DATASET EXCERPT.

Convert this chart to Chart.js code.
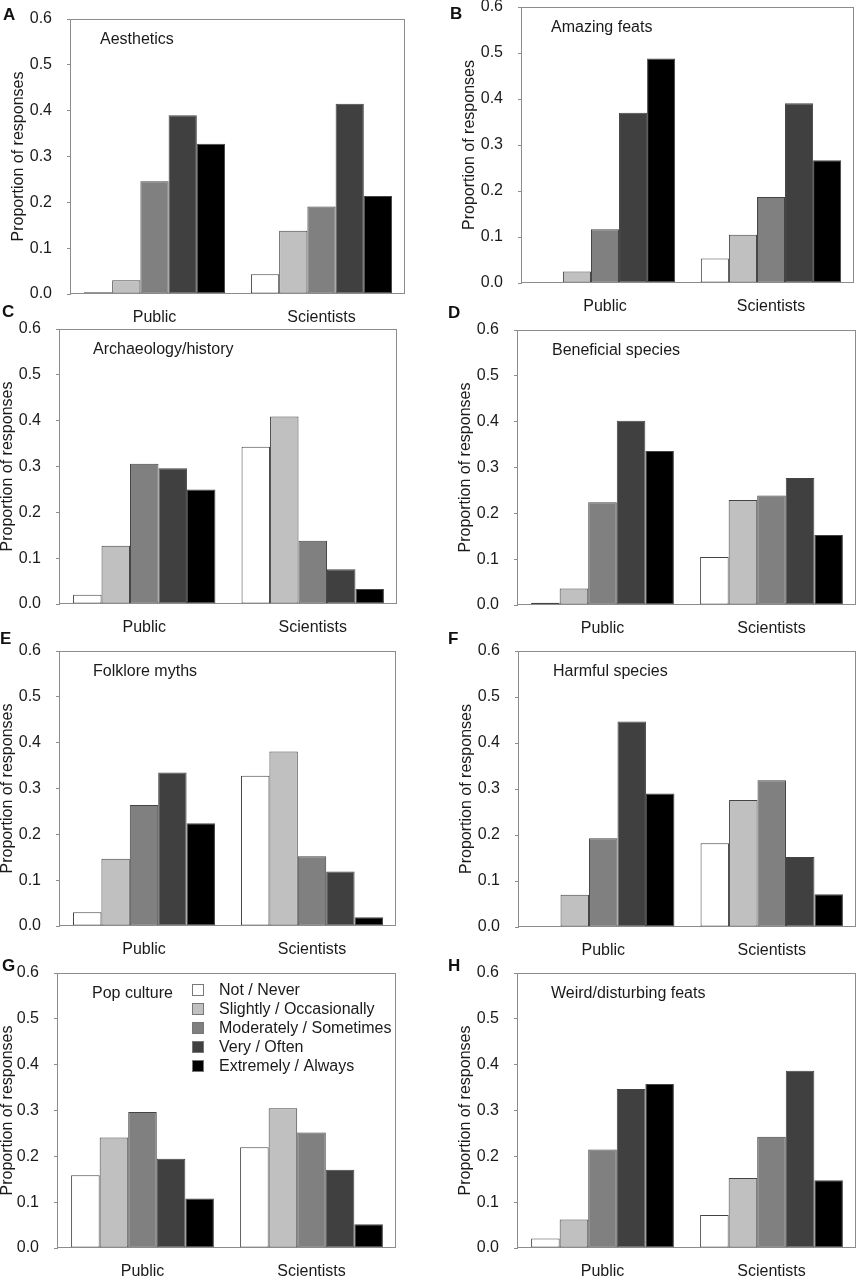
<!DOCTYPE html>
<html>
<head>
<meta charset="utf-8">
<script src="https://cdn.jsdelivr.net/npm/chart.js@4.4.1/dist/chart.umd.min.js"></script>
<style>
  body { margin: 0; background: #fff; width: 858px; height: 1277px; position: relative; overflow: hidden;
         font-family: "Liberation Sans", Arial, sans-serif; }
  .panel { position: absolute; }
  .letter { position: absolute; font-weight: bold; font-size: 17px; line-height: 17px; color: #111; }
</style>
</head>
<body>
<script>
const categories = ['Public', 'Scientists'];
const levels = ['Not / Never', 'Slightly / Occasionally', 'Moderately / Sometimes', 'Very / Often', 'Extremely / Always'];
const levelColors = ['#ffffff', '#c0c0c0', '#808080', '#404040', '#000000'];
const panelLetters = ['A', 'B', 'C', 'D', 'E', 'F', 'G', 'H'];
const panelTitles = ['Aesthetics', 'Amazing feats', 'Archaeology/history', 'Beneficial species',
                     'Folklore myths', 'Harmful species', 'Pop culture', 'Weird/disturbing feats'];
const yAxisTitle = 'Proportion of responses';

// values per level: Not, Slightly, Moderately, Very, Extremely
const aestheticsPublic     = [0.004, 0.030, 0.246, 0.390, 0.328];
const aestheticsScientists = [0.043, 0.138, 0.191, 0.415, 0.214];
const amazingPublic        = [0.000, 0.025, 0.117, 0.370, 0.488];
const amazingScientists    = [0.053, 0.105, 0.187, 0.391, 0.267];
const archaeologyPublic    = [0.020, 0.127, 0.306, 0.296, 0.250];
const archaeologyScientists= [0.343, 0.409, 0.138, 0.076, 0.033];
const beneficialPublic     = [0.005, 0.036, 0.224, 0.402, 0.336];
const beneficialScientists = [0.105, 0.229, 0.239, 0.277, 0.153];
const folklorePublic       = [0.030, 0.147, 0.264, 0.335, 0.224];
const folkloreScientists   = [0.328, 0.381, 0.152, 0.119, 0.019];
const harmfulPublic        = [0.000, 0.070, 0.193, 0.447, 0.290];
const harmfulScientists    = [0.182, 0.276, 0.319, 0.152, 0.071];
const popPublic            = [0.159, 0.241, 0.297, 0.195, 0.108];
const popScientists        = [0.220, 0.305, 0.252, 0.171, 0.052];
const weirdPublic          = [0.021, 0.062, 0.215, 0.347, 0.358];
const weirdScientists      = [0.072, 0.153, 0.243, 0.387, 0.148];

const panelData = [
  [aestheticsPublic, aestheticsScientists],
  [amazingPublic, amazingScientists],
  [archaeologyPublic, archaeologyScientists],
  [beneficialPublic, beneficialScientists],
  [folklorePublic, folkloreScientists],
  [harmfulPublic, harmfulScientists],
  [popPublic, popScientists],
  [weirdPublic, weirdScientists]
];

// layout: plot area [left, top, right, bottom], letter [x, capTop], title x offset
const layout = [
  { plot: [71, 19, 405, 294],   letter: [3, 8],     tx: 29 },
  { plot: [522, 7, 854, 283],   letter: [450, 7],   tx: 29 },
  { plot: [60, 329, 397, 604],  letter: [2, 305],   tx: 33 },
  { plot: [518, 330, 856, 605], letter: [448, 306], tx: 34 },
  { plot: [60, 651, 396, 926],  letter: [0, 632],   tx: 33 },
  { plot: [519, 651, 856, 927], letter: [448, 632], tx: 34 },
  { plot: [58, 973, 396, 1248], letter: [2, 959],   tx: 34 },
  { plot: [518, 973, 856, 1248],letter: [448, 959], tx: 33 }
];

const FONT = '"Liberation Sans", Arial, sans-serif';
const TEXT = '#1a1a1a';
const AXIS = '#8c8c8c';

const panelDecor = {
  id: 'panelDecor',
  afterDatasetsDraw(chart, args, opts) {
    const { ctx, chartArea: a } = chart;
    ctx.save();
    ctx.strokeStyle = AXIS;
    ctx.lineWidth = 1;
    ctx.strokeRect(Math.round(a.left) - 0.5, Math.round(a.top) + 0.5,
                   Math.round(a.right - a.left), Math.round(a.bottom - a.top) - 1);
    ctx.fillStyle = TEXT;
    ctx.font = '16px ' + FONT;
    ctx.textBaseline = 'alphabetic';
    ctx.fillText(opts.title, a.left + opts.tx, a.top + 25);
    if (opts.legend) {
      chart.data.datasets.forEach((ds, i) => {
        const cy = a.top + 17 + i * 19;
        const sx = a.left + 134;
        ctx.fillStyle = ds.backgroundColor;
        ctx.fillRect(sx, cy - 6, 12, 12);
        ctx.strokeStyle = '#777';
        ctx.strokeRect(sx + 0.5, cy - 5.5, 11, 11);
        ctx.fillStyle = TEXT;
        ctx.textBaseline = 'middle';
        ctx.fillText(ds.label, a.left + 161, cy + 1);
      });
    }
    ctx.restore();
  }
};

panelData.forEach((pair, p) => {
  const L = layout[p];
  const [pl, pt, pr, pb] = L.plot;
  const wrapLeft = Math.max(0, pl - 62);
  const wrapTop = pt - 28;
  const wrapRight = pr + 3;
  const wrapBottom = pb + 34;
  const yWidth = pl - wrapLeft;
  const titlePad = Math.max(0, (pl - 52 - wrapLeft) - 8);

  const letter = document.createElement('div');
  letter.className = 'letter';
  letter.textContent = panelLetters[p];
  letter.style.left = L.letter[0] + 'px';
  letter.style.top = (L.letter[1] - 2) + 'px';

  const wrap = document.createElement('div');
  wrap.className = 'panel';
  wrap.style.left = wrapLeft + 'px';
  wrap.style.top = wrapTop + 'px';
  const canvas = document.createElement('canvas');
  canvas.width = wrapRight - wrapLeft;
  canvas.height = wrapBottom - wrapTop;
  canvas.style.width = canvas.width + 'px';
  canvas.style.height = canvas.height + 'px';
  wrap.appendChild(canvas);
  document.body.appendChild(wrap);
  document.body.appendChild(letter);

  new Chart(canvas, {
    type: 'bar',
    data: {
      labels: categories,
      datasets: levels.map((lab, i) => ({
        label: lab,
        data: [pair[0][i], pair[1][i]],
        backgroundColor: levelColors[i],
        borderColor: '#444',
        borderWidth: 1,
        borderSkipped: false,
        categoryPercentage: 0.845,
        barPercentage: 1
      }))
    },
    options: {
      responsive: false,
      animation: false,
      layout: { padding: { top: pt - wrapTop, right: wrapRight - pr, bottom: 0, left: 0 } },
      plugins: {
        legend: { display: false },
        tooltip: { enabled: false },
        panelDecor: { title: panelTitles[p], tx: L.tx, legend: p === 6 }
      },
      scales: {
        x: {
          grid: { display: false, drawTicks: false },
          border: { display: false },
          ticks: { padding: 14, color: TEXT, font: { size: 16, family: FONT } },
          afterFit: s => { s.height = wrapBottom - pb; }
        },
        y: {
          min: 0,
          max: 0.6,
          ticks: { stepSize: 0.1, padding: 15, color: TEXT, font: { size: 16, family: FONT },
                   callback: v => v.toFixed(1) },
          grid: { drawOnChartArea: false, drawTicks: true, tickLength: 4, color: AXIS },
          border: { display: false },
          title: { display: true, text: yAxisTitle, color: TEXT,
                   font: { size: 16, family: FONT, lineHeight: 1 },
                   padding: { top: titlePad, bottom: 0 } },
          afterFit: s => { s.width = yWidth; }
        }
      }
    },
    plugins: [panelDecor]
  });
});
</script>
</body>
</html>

INSTRUCTION.
Restate the data above word for word. Skip every picture.

THE OUTPUT.
Convert this chart to Chart.js code.
<!DOCTYPE html>
<html>
<head>
<meta charset="utf-8">
<script src="https://cdn.jsdelivr.net/npm/chart.js@4.4.1/dist/chart.umd.min.js"></script>
<style>
  body { margin: 0; background: #fff; width: 858px; height: 1277px; position: relative; overflow: hidden;
         font-family: "Liberation Sans", Arial, sans-serif; }
  .panel { position: absolute; }
  .letter { position: absolute; font-weight: bold; font-size: 17px; line-height: 17px; color: #111; }
</style>
</head>
<body>
<script>
const categories = ['Public', 'Scientists'];
const levels = ['Not / Never', 'Slightly / Occasionally', 'Moderately / Sometimes', 'Very / Often', 'Extremely / Always'];
const levelColors = ['#ffffff', '#c0c0c0', '#808080', '#404040', '#000000'];
const panelLetters = ['A', 'B', 'C', 'D', 'E', 'F', 'G', 'H'];
const panelTitles = ['Aesthetics', 'Amazing feats', 'Archaeology/history', 'Beneficial species',
                     'Folklore myths', 'Harmful species', 'Pop culture', 'Weird/disturbing feats'];
const yAxisTitle = 'Proportion of responses';

// values per level: Not, Slightly, Moderately, Very, Extremely
const aestheticsPublic     = [0.004, 0.030, 0.246, 0.390, 0.328];
const aestheticsScientists = [0.043, 0.138, 0.191, 0.415, 0.214];
const amazingPublic        = [0.000, 0.025, 0.117, 0.370, 0.488];
const amazingScientists    = [0.053, 0.105, 0.187, 0.391, 0.267];
const archaeologyPublic    = [0.020, 0.127, 0.306, 0.296, 0.250];
const archaeologyScientists= [0.343, 0.409, 0.138, 0.076, 0.033];
const beneficialPublic     = [0.005, 0.036, 0.224, 0.402, 0.336];
const beneficialScientists = [0.105, 0.229, 0.239, 0.277, 0.153];
const folklorePublic       = [0.030, 0.147, 0.264, 0.335, 0.224];
const folkloreScientists   = [0.328, 0.381, 0.152, 0.119, 0.019];
const harmfulPublic        = [0.000, 0.070, 0.193, 0.447, 0.290];
const harmfulScientists    = [0.182, 0.276, 0.319, 0.152, 0.071];
const popPublic            = [0.159, 0.241, 0.297, 0.195, 0.108];
const popScientists        = [0.220, 0.305, 0.252, 0.171, 0.052];
const weirdPublic          = [0.021, 0.062, 0.215, 0.347, 0.358];
const weirdScientists      = [0.072, 0.153, 0.243, 0.387, 0.148];

const panelData = [
  [aestheticsPublic, aestheticsScientists],
  [amazingPublic, amazingScientists],
  [archaeologyPublic, archaeologyScientists],
  [beneficialPublic, beneficialScientists],
  [folklorePublic, folkloreScientists],
  [harmfulPublic, harmfulScientists],
  [popPublic, popScientists],
  [weirdPublic, weirdScientists]
];

// layout: plot area [left, top, right, bottom], letter [x, capTop], title x offset
const layout = [
  { plot: [71, 19, 405, 294],   letter: [3, 8],     tx: 29 },
  { plot: [522, 7, 854, 283],   letter: [450, 7],   tx: 29 },
  { plot: [60, 329, 397, 604],  letter: [2, 305],   tx: 33 },
  { plot: [518, 330, 856, 605], letter: [448, 306], tx: 34 },
  { plot: [60, 651, 396, 926],  letter: [0, 632],   tx: 33 },
  { plot: [519, 651, 856, 927], letter: [448, 632], tx: 34 },
  { plot: [58, 973, 396, 1248], letter: [2, 959],   tx: 34 },
  { plot: [518, 973, 856, 1248],letter: [448, 959], tx: 33 }
];

const FONT = '"Liberation Sans", Arial, sans-serif';
const TEXT = '#1a1a1a';
const AXIS = '#8c8c8c';

const panelDecor = {
  id: 'panelDecor',
  afterDatasetsDraw(chart, args, opts) {
    const { ctx, chartArea: a } = chart;
    ctx.save();
    ctx.strokeStyle = AXIS;
    ctx.lineWidth = 1;
    ctx.strokeRect(Math.round(a.left) - 0.5, Math.round(a.top) + 0.5,
                   Math.round(a.right - a.left), Math.round(a.bottom - a.top) - 1);
    ctx.fillStyle = TEXT;
    ctx.font = '16px ' + FONT;
    ctx.textBaseline = 'alphabetic';
    ctx.fillText(opts.title, a.left + opts.tx, a.top + 25);
    if (opts.legend) {
      chart.data.datasets.forEach((ds, i) => {
        const cy = a.top + 17 + i * 19;
        const sx = a.left + 134;
        ctx.fillStyle = ds.backgroundColor;
        ctx.fillRect(sx, cy - 6, 12, 12);
        ctx.strokeStyle = '#777';
        ctx.strokeRect(sx + 0.5, cy - 5.5, 11, 11);
        ctx.fillStyle = TEXT;
        ctx.textBaseline = 'middle';
        ctx.fillText(ds.label, a.left + 161, cy + 1);
      });
    }
    ctx.restore();
  }
};

panelData.forEach((pair, p) => {
  const L = layout[p];
  const [pl, pt, pr, pb] = L.plot;
  const wrapLeft = Math.max(0, pl - 62);
  const wrapTop = pt - 28;
  const wrapRight = pr + 3;
  const wrapBottom = pb + 34;
  const yWidth = pl - wrapLeft;
  const titlePad = Math.max(0, (pl - 52 - wrapLeft) - 8);

  const letter = document.createElement('div');
  letter.className = 'letter';
  letter.textContent = panelLetters[p];
  letter.style.left = L.letter[0] + 'px';
  letter.style.top = (L.letter[1] - 2) + 'px';

  const wrap = document.createElement('div');
  wrap.className = 'panel';
  wrap.style.left = wrapLeft + 'px';
  wrap.style.top = wrapTop + 'px';
  const canvas = document.createElement('canvas');
  canvas.width = wrapRight - wrapLeft;
  canvas.height = wrapBottom - wrapTop;
  canvas.style.width = canvas.width + 'px';
  canvas.style.height = canvas.height + 'px';
  wrap.appendChild(canvas);
  document.body.appendChild(wrap);
  document.body.appendChild(letter);

  new Chart(canvas, {
    type: 'bar',
    data: {
      labels: categories,
      datasets: levels.map((lab, i) => ({
        label: lab,
        data: [pair[0][i], pair[1][i]],
        backgroundColor: levelColors[i],
        borderColor: '#444',
        borderWidth: 1,
        borderSkipped: false,
        categoryPercentage: 0.845,
        barPercentage: 1
      }))
    },
    options: {
      responsive: false,
      animation: false,
      layout: { padding: { top: pt - wrapTop, right: wrapRight - pr, bottom: 0, left: 0 } },
      plugins: {
        legend: { display: false },
        tooltip: { enabled: false },
        panelDecor: { title: panelTitles[p], tx: L.tx, legend: p === 6 }
      },
      scales: {
        x: {
          grid: { display: false, drawTicks: false },
          border: { display: false },
          ticks: { padding: 14, color: TEXT, font: { size: 16, family: FONT } },
          afterFit: s => { s.height = wrapBottom - pb; }
        },
        y: {
          min: 0,
          max: 0.6,
          ticks: { stepSize: 0.1, padding: 15, color: TEXT, font: { size: 16, family: FONT },
                   callback: v => v.toFixed(1) },
          grid: { drawOnChartArea: false, drawTicks: true, tickLength: 4, color: AXIS },
          border: { display: false },
          title: { display: true, text: yAxisTitle, color: TEXT,
                   font: { size: 16, family: FONT, lineHeight: 1 },
                   padding: { top: titlePad, bottom: 0 } },
          afterFit: s => { s.width = yWidth; }
        }
      }
    },
    plugins: [panelDecor]
  });
});
</script>
</body>
</html>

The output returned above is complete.